On several occasions during my years in private legal practice, I observed the phenomenon of a company liquidator and his solicitors whose main goal appeared to be transferring the company’s assets into their respective office accounts as quickly as possible.
Of course, it’s one thing to apprehend or suspect such a motivation, and quite another to allege it publicly in a specific case, let alone prove it.
That’s why I was fascinated to read the decision in Melbourne University Student Union Inc (in liq) v Ray and others, decided last week in the Supreme Court of Victoria.
The case concerned attempts by the MUSU liquidator Dean McVeigh to seek an injunction to restrain an alleged contempt of court on the part of Benjamin Cass, the former President of MUSU. Cass’s alleged contempt consisted of (supposedly) attempting to intimidate the liquidator into settling claims against Cass and others on favourable terms. Cass’s intimidatory acts were to make a series of inflammatory allegations against McVeigh, both in a circular letter to MUSU creditors and on Cass’s blog called Make McVeigh Pay.
Cass’s allegations included claims that McVeigh was a “crook”, “incompetent” and “less concerned about creditors than he is about the financial benefit of himself and his lawyers”.
The remarkable thing about the case is that the judge, Justice Hollingworth, seems to think at least the last of those claims is pretty fair and reasonable on the factual material before her!
The liquidator seeks to prevent the publication of any allegation that he is not or was not interested in achieving a financial return for MUSU creditors.
In a circular to creditors dated December 16, 2005, regarding “The Man Who Stole Christmas”, Mr Cass made various assertions including the following: that the MUSU liquidation involved “schemes, the rorts and the gross mismanagement” and had gone “from bad to worse”; that the Madgwicks partner, Mr Levy, was Mr McVeigh’s “Partner-in-Crime” in spending millions of dollars on fees; that Mr McVeigh’s conduct was under investigation by “a number of MPs”; that Mr McVeigh is incompetent; and that Mr McVeigh is not interested in maximising the financial return for creditors.

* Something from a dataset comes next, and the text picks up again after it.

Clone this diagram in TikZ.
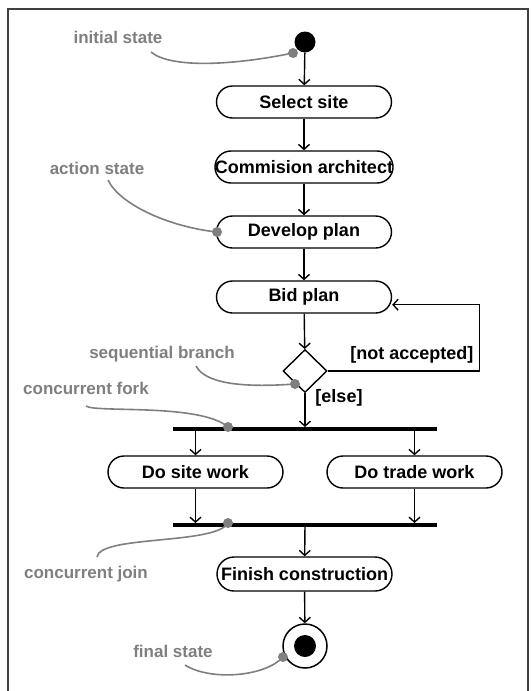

Enclosed with the circular was a copy of the liquidator’s Form 524 report to ASIC dated September 5, 2005, annotated with Mr Cass’s comments. The ASIC report showed that the liquidator had received amounts totalling about $5.28 million, made payments totalling about $4.65 million, had about $628,000 available but not distributed out of which he would be claiming about $495,000 for his own fees and expenses, and had received proofs of debt totalling about $4.48 million.
Next to those items, Mr Cass made comments such as: “McVeigh spends $4M. This is how much money McVeigh has paid out during the liquidation. Most of it went to lawyers and other professional hangers on.” and “Only $600K left! This is how much money McVeigh had left - as at 5 September 2005. Remember - creditors haven’t been paid yet!” Next to an item showing contingent assets estimated to produce $2M, Mr Cass had written “Only $2M from court cases? This is how much McVeigh reckons he will get out of suing bankrupts, near bankrupts, insolvent companies and 20 year olds!” The enclosure ends with the following words: “Creditors deserve better. Sack McVeigh now: Pay creditors what little is left.”
Mr Cass has made allegations on his website to a similar effect, namely that Mr McVeigh is less concerned about creditors than he is about the financial benefit of himself and his lawyers.
Mr Cass’s statements clearly give the impression that Mr McVeigh is not discharging his duties to creditors. The liquidator’s counsel conceded that it was not improper for Mr Cass to express an opinion about whether or not the liquidation has been handled competently. However, he sought to draw a distinction between alleging that Mr McVeigh is incompetent and alleging that Mr McVeigh is not, or was not, interested in achieving a financial return for MUSU creditors. The distinction does not seem to have merit to me.